/cdn.vox-cdn.com/uploads/chorus_image/image/47720141/usa-today-8929556.0.jpg)
Before the Los Angeles Lakers take on the Portland Trail Blazers, their head coach is asking for fans to have patience with two of the team's young cornerstones, Julius Randle and D'Angelo Russell. Randle began the season on a tear, but has since come back down to earth a little bit as team's develop their scouting reports on the young power forward, but is still averaging a solid 11.1 points on 9.8 shots with 8.4 rebounds. Russell has looked every bit like a 19-year old playing against grown men for the first time, scoring 10.2 points on 10.3 shots to go with 4.1 rebounds, 2.7 assists, and 1.6 turnovers.

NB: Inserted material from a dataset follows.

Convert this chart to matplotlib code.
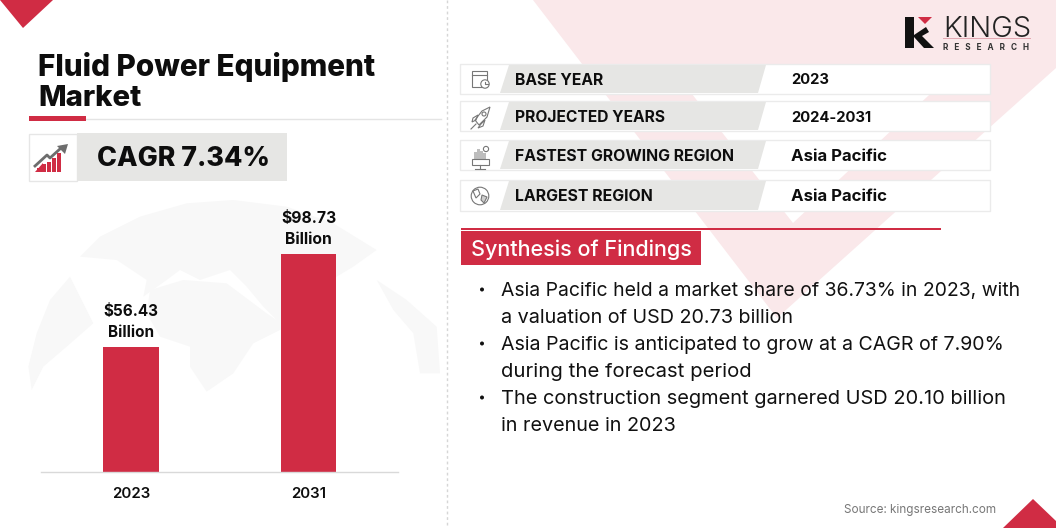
import matplotlib
matplotlib.use("Agg")
import numpy as np
import matplotlib.pyplot as plt
from matplotlib.patches import Polygon, Rectangle, Circle

plt.rcParams['font.family'] = ['Inter', 'DejaVu Sans']

# ---------- data ----------
years = ["2023", "2031"]
market_values = [56.43, 98.73]
value_unit = "Billion"
title_lines = ["Fluid Power Equipment", "Market"]
cagr_text = "CAGR 7.34%"
row_labels = ["BASE YEAR", "PROJECTED YEARS", "FASTEST GROWING REGION", "LARGEST REGION"]
row_values = ["2023", "2024-2031", "Asia Pacific", "Asia Pacific"]
findings_title = "Synthesis of Findings"
findings_lines = [
    "Asia Pacific held a market share of 36.73% in 2023, with",
    "a valuation of USD 20.73 billion",
    "Asia Pacific is anticipated to grow at a CAGR of 7.90%",
    "during the forecast period",
    "The construction segment garnered USD 20.10 billion",
    "in revenue in 2023",
]
source_text = "Source: kingsresearch.com"

RED = "#d02c44"
PINK = "#fae8ea"
GRAY = "#e6e6e4"
INK = "#0d0d0d"
W, H = 1056, 528

fig = plt.figure(figsize=(W / 100, H / 100), dpi=100, facecolor="white")
bg = fig.add_axes([0, 0, 1, 1], zorder=0)
bg.set_xlim(0, W); bg.set_ylim(H, 0); bg.axis("off")
renderer = fig.canvas.get_renderer()


def fit(t, width):
    """Scale a text object so that its rendered width is the given pixels."""
    for _ in range(3):
        w = t.get_window_extent(renderer).width
        t.set_fontsize(t.get_fontsize() * width / w)
    return t


def put(x, y, s, width, weight=500, color=INK, ha="left", size=12, ax=bg):
    t = ax.text(x, y, s, fontweight=weight, color=color, ha=ha, va="center_baseline", fontsize=size, zorder=10)
    return fit(t, width)


def poly(pts, **kw):
    kw.setdefault("lw", 0)
    p = Polygon(pts, closed=True, **kw)
    bg.add_patch(p)
    return p


def rect(x0, y0, x1, y1, **kw):
    kw.setdefault("lw", 0)
    r = Rectangle((x0, y0), x1 - x0, y1 - y0, **kw)
    bg.add_patch(r)
    return r


# background V shape
poly([(533, 0), (W, 0), (W, 68), (777, 318)], fc=PINK, zorder=1)
poly([(681, 80), (945, 80), (793, 223)], fc="white", zorder=2)

# corner triangles, divider
poly([(0, 0), (53, 0), (23, 28)], fc=RED, zorder=3)
poly([(1003, 528), (1033, 499), (W, 521), (W, 528)], fc=RED, zorder=3)
bg.plot([447, 447], [0, H], color="#d6d6d6", lw=1, ls=(0, (2, 2)), zorder=3)

# faint globe
GLOBE = "#f8f8f8"
globe_parts = [
    [(95, 570), (85, 500), (110, 400), (150, 300), (210, 230), (240, 290), (280, 370), (200, 440), (130, 500)],
    [(240, 170), (300, 110), (420, 50), (560, 10), (700, 0), (860, 20), (1000, 70), (1130, 150), (1060, 200),
     (960, 260), (900, 330), (840, 370), (790, 320), (740, 260), (690, 210), (600, 240), (540, 210), (500, 240),
     (430, 290), (440, 240), (350, 180)],
    [(450, 270), (550, 240), (680, 250), (800, 340), (860, 380), (760, 430), (700, 520), (620, 575), (570, 500),
     (570, 440), (480, 410), (440, 340)],
    [(1130, 240), (1220, 300), (1310, 380), (1320, 520), (1260, 520), (1240, 400), (1180, 330)],
]
for part in globe_parts:
    poly([(x / 3, y / 3 + 200) for x, y in part], fc=GLOBE, zorder=3)

# title block
put(38, 64.5, title_lines[0], 338, weight=800)
put(38, 96, title_lines[1], 103, weight=800)
bg.plot([86, 441], [118.5, 118.5], color="#e4e4e4", lw=1, zorder=4)
rect(29, 116, 86, 121, fc=RED, zorder=5)

# CAGR block
rect(28.5, 133.5, 76.5, 181, fc="white", ec="#e6e6e6", lw=1, zorder=4)
rect(77, 133, 287, 181, fc=GRAY, zorder=4)
put(97, 156, cagr_text, 173, weight=800)
for x0, top in zip([37, 42, 47, 52, 57], [168, 164, 162, 158, 153]):
    rect(x0, top, x0 + 3.6, 172, fc=RED, zorder=5)
poly([(35, 172), (43, 163), (43, 172)], fc=RED, zorder=5)
bg.plot([35, 47, 50, 61], [166, 155, 158, 148], color="#6d6d6d", lw=2, zorder=6)
poly([(57, 146), (68, 144), (65, 154)], fc="#6d6d6d", zorder=6)

# info rows
row_tops = [64, 101, 140, 180]
row_bots = [94, 131, 170, 211]
row_text_y = [79, 116, 155, 195]
label_widths = [88, 150, 219, 138]
value_widths = [38, 81, 96, 96]
for i in range(4):
    t, b, y = row_tops[i], row_bots[i], row_text_y[i]
    rect(460, t, 989.5, b, fc="white", ec="#ebebeb", lw=1, zorder=4)
    poly([(509, t + 1), (766, t + 1), (758, b - 1), (500, b - 1)], fc=GRAY, zorder=5)
    put(515, y, row_labels[i], label_widths[i], weight=700)
    put(791, y, row_values[i], value_widths[i], weight=700)

# line icons
IC = "#777777"
ilw = 0.8
# calendar
rect(472, 71, 487, 87, fc="none", ec=IC, lw=ilw, zorder=6)
bg.plot([472, 487], [74.5, 74.5], color=IC, lw=ilw, zorder=6)
bg.add_patch(Circle((485, 84), 4.2, fc="white", ec=IC, lw=ilw, zorder=7))
bg.plot([485, 485, 487.5], [81.5, 84, 84], color=IC, lw=ilw, zorder=8)
# rocket
poly([(490, 107), (487, 117), (479, 125), (475, 120), (482, 111)], fc="none", ec=IC, lw=ilw, zorder=6)
poly([(478, 115), (473, 118), (472, 122), (476, 120)], fc="none", ec=IC, lw=ilw, zorder=6)
poly([(485, 120), (483, 126), (478, 128), (481, 124)], fc="none", ec=IC, lw=ilw, zorder=6)
bg.add_patch(Circle((484, 114), 2, fc="none", ec=IC, lw=ilw, zorder=7))
bg.plot([471, 476], [129, 124], color=IC, lw=ilw, zorder=6)
# region chart
for x0, top in zip([474, 477, 480, 483], [152, 149, 151, 153]):
    rect(x0, top, x0 + 2.5, 159, fc="#bdbdbd", zorder=6)
bg.add_patch(Circle((486, 149), 2.6, fc="none", ec=IC, lw=ilw, zorder=6))
rect(472, 159, 489, 165, fc="none", ec=IC, lw=ilw, zorder=6)
bg.plot([480, 480], [165, 168], color=IC, lw=ilw, zorder=6)
bg.plot([475, 485], [168.5, 168.5], color=IC, lw=ilw, zorder=6)
# globe icon
bg.add_patch(Circle((480, 196), 8.8, fc="none", ec=IC, lw=ilw, zorder=6))
poly([(473, 191), (478, 189), (480, 194), (476, 198)], fc="none", ec=IC, lw=ilw, zorder=6)
poly([(482, 195), (487, 197), (484, 203), (481, 200)], fc="#cfcfcf", ec=IC, lw=ilw, zorder=6)

# logo
poly([(905, 17), (914, 17), (914, 48), (905, 48)], fc="#111111", zorder=6)
poly([(914, 35), (926, 27), (929, 32), (922, 36), (934, 48), (924, 48), (914, 37)], fc="#111111", zorder=6)
poly([(918, 17), (932, 17), (925, 24)], fc=RED, zorder=6)
put(943, 26.5, "KINGS", 88, weight=300, color="#222222", size=18)
rect(943, 37.5, 1031, 39, fc="#e3a9b3", zorder=6)
put(943, 46, "R   E   S   E   A   R   C   H", 86, weight=700, color="#333333", size=6)

# findings
rect(461, 228, 941, 230, fc=RED, zorder=6)
rect(461, 231, 701, 265, fc=RED, zorder=6)
put(471, 248, findings_title, 221, weight=500, color="white")
finding_widths = [519, 292, 503, 250, 505, 175]
for i, line in enumerate(findings_lines):
    y = 289 + i * 27
    put(501, y, line, finding_widths[i], weight=400, color="#111111")
    if i % 2 == 0:
        bg.add_patch(Circle((482, y + 0.5), 2.0, fc="#111111", lw=0, zorder=10))
put(844, 509, source_text, 152, weight=400, color="#777777")

# ---------- bar chart ----------
px_x0, px_x1, px_top, px_base = 41, 398, 200, 472
ax = fig.add_axes([px_x0 / W, 1 - px_base / H, (px_x1 - px_x0) / W, (px_base - px_top) / H], zorder=5)
ax.patch.set_alpha(0)
xpos = np.arange(len(years))
ax.bar(xpos, market_values, width=0.313, color=RED, linewidth=0)
ax.set_xlim(-0.508, 1.503)
ax.set_ylim(0, (px_base - px_top) / 2.21)
ax.set_yticks([])
ax.set_xticks(xpos)
ax.set_xticklabels(years, fontweight=600, color=INK)
ax.tick_params(axis="x", length=0, pad=11)
for s in ("top", "left", "right"):
    ax.spines[s].set_visible(False)
ax.spines["bottom"].set_color("#d9d9d9")
ax.spines["bottom"].set_linewidth(1)
for lab, w in zip(ax.get_xticklabels(), [38, 35]):
    fit(lab, w)
for x, v in zip(xpos, market_values):
    t = ax.annotate(f"${v:.2f}\n{value_unit}", (x, v), xytext=(0, 5), textcoords="offset points",
                    ha="center", va="bottom", fontweight=700, color=INK, fontsize=11, linespacing=1.5)
    fit(t, 55)

fig.savefig("out.png", dpi=100, facecolor="white")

Those may not be the type of averages that fans were hoping for out of the team's last two lottery picks, but Scott is still optimistic that the two youngsters will break through. He just thinks that it may not be this season:
Scott said with Russell "it might be sometime towards the end of next season where he says, ‘Man, I'm starting to get it.'" Same w/ Randle.
— Bill Oram (@billoram) November 23, 2015
While Scott may be preaching patience, that doesn't mean he wouldn't like to be wrong and have the two start to live up to the potential that made Russell and Randle such highly touted prospects sooner rather than later:
"I know we want these guys to develop extremely fast," Byron Scott said. "And nobody more than me."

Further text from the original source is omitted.